--- BEGIN Data section ---

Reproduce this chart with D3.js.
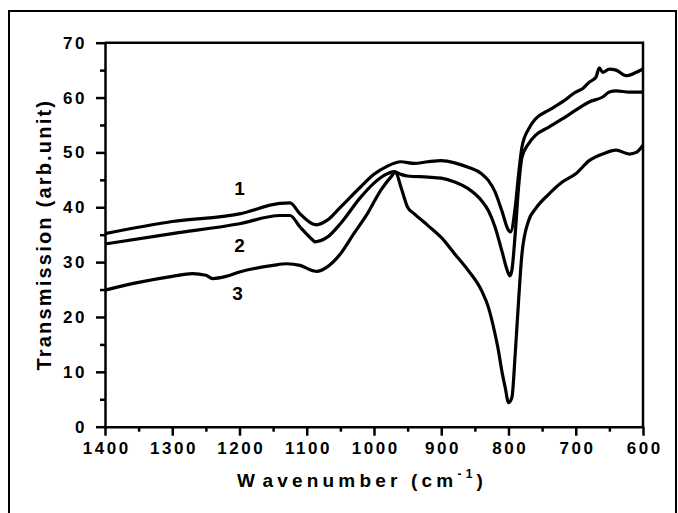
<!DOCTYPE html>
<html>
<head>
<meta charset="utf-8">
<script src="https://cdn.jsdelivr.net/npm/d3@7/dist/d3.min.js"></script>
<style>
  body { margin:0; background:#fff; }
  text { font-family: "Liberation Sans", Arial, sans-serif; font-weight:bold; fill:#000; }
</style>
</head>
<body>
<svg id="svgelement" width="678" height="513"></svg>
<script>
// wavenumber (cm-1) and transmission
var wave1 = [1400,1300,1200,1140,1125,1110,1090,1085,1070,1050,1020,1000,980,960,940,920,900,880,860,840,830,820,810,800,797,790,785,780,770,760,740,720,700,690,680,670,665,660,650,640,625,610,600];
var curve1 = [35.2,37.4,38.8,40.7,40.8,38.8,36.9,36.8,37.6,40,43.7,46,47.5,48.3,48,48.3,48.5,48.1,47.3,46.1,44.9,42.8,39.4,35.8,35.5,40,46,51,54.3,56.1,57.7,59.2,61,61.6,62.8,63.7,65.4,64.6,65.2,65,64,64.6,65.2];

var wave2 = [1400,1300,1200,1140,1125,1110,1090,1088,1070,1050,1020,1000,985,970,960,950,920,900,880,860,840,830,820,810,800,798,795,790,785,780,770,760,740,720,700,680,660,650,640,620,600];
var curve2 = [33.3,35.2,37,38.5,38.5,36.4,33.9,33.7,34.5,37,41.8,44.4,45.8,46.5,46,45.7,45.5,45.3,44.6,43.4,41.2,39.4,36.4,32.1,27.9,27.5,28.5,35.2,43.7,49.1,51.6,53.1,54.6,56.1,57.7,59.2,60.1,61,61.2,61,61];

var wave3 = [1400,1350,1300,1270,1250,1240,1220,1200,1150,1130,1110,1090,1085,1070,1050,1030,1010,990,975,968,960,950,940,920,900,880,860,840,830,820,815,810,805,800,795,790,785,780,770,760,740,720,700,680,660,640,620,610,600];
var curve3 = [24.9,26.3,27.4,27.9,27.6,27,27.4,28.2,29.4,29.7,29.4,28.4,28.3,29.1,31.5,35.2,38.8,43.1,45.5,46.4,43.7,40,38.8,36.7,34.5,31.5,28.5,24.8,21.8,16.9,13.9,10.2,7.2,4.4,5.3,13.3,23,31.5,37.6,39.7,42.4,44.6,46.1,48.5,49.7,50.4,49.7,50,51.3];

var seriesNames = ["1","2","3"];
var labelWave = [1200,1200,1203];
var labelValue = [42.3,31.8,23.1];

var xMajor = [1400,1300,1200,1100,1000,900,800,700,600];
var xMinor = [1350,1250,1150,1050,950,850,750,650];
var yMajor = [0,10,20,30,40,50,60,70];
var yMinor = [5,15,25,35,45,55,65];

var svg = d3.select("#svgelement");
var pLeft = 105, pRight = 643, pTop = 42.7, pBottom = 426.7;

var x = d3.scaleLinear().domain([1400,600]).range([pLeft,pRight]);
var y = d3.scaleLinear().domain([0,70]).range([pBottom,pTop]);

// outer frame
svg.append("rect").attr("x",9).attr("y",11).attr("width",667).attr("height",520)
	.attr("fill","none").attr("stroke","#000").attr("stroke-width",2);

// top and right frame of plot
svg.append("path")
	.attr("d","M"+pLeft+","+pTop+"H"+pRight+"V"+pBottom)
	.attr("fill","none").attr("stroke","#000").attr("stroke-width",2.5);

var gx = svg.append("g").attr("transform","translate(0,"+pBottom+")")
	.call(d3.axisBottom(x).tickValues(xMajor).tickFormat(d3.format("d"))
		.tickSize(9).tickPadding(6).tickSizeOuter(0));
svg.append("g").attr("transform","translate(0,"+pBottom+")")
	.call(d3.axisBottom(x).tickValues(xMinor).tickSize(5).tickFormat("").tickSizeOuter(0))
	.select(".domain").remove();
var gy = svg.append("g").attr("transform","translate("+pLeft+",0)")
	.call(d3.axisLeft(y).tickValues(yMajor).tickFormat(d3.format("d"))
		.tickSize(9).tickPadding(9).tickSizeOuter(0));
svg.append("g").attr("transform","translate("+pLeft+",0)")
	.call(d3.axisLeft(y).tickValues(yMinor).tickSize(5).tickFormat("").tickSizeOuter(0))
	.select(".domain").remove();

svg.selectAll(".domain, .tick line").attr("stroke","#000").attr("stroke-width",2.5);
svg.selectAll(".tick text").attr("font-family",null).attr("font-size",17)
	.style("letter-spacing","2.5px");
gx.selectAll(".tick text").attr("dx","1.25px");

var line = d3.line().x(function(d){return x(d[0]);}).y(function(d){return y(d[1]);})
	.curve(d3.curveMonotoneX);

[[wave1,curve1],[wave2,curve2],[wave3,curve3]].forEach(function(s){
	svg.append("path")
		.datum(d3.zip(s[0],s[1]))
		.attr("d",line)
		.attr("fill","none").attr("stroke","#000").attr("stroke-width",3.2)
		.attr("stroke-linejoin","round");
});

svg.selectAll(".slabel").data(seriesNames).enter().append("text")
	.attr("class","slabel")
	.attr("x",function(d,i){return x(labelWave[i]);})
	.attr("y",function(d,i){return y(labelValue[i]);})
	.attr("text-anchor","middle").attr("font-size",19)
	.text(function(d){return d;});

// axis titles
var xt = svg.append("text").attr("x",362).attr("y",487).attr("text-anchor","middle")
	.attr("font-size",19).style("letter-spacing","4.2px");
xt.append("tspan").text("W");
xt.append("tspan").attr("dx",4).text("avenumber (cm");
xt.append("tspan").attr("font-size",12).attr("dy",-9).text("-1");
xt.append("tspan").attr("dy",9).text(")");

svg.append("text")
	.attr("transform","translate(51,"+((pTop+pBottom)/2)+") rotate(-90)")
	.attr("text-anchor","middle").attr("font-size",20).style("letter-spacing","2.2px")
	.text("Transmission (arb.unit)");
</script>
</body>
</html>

--- END Data section ---
--- BEGIN Data section ---

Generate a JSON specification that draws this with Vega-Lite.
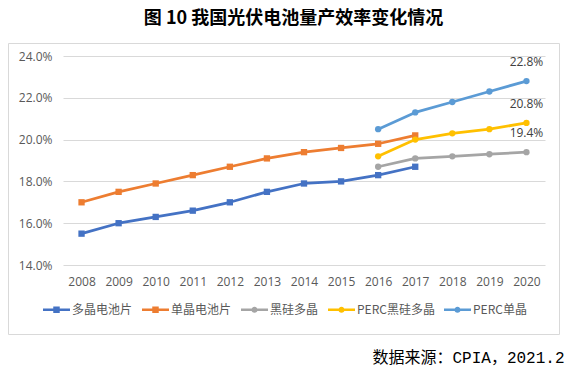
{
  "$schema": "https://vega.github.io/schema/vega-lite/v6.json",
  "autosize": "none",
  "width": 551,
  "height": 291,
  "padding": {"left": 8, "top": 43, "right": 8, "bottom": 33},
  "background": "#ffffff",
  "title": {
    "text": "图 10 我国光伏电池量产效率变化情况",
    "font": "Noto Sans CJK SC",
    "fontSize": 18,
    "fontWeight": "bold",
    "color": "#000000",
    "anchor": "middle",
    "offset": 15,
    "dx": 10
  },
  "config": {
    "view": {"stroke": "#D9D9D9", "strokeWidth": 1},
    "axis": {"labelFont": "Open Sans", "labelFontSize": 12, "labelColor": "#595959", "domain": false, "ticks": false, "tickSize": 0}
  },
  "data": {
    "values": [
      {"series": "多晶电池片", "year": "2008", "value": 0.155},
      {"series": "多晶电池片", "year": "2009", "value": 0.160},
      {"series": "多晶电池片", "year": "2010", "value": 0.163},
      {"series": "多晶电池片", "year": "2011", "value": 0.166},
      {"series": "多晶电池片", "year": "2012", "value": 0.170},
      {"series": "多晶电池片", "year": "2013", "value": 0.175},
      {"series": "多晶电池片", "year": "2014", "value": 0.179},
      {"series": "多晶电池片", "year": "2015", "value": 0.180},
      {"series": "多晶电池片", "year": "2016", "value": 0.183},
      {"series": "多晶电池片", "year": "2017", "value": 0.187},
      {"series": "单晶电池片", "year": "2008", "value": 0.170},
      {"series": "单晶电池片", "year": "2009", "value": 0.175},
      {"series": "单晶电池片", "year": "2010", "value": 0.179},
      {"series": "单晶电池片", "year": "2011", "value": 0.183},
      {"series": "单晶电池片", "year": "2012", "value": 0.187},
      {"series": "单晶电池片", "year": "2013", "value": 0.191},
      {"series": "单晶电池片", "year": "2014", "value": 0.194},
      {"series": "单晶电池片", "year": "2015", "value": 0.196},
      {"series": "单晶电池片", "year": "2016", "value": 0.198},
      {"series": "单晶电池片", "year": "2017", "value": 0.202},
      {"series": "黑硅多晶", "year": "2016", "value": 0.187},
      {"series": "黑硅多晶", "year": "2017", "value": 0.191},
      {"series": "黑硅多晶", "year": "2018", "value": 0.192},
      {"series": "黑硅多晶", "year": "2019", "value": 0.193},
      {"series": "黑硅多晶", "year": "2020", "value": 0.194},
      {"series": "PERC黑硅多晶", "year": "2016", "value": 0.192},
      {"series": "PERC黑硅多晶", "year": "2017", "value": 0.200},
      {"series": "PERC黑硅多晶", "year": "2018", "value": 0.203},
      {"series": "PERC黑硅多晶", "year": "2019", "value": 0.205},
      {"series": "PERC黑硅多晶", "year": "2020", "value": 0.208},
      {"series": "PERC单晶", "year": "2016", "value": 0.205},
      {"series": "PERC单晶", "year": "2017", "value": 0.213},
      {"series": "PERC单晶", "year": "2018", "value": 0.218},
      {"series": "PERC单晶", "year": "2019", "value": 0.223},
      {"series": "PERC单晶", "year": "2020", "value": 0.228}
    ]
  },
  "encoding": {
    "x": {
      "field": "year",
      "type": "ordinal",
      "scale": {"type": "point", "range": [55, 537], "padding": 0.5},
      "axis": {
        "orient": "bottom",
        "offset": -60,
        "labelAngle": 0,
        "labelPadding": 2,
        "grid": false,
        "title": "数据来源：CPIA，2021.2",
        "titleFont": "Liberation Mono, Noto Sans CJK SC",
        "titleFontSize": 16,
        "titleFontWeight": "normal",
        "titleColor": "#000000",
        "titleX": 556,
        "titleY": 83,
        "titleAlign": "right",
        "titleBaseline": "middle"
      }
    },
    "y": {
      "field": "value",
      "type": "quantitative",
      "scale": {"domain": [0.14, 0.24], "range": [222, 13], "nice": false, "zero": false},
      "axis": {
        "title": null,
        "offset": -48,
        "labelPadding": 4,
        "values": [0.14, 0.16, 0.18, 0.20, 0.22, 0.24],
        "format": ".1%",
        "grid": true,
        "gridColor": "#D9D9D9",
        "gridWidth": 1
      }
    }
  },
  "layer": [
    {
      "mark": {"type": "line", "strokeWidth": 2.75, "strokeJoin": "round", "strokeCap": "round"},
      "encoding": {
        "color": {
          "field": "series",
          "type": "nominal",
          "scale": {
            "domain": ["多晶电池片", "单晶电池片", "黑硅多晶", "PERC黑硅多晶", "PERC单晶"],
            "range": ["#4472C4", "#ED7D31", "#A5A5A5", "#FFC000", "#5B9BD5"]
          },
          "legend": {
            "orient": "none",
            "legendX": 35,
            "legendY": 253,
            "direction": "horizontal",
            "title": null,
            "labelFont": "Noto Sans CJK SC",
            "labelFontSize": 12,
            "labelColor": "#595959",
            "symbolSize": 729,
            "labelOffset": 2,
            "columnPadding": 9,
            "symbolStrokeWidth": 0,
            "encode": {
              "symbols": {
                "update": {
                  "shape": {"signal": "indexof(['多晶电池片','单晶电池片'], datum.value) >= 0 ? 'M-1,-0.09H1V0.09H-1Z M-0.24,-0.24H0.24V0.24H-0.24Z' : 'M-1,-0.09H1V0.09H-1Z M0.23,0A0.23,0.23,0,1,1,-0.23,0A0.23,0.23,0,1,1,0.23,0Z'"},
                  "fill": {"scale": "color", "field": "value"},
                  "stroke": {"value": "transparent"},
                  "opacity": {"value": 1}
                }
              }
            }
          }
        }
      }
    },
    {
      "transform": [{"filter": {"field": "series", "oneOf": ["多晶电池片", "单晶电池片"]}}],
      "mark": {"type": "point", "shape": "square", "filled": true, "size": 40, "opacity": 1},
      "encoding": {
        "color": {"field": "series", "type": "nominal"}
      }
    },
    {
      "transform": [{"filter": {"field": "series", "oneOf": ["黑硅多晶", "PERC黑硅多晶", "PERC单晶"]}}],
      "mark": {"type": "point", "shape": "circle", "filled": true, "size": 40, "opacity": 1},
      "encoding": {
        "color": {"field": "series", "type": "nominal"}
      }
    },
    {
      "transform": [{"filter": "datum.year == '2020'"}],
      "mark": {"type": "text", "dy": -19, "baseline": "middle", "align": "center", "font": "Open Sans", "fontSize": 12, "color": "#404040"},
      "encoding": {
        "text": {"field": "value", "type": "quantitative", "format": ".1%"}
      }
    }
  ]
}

--- END Data section ---
--- BEGIN Data section ---

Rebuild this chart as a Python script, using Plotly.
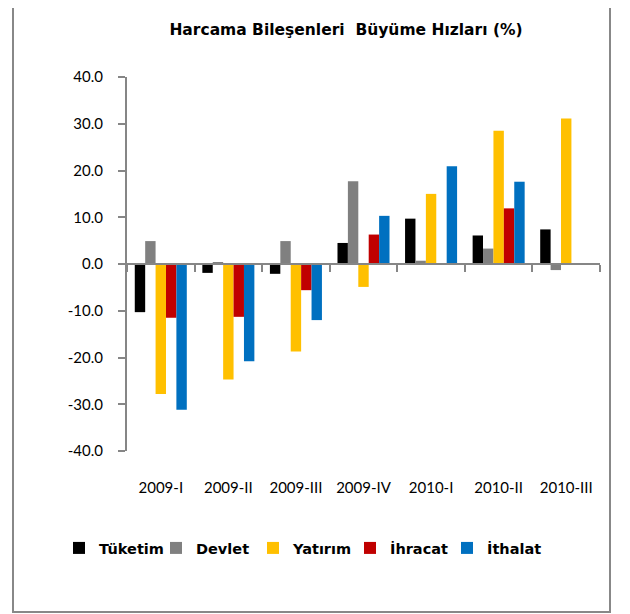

--- END Data section ---

- Required work
Only the number is needed: state how many lines in the listing contain "with".

- The response
2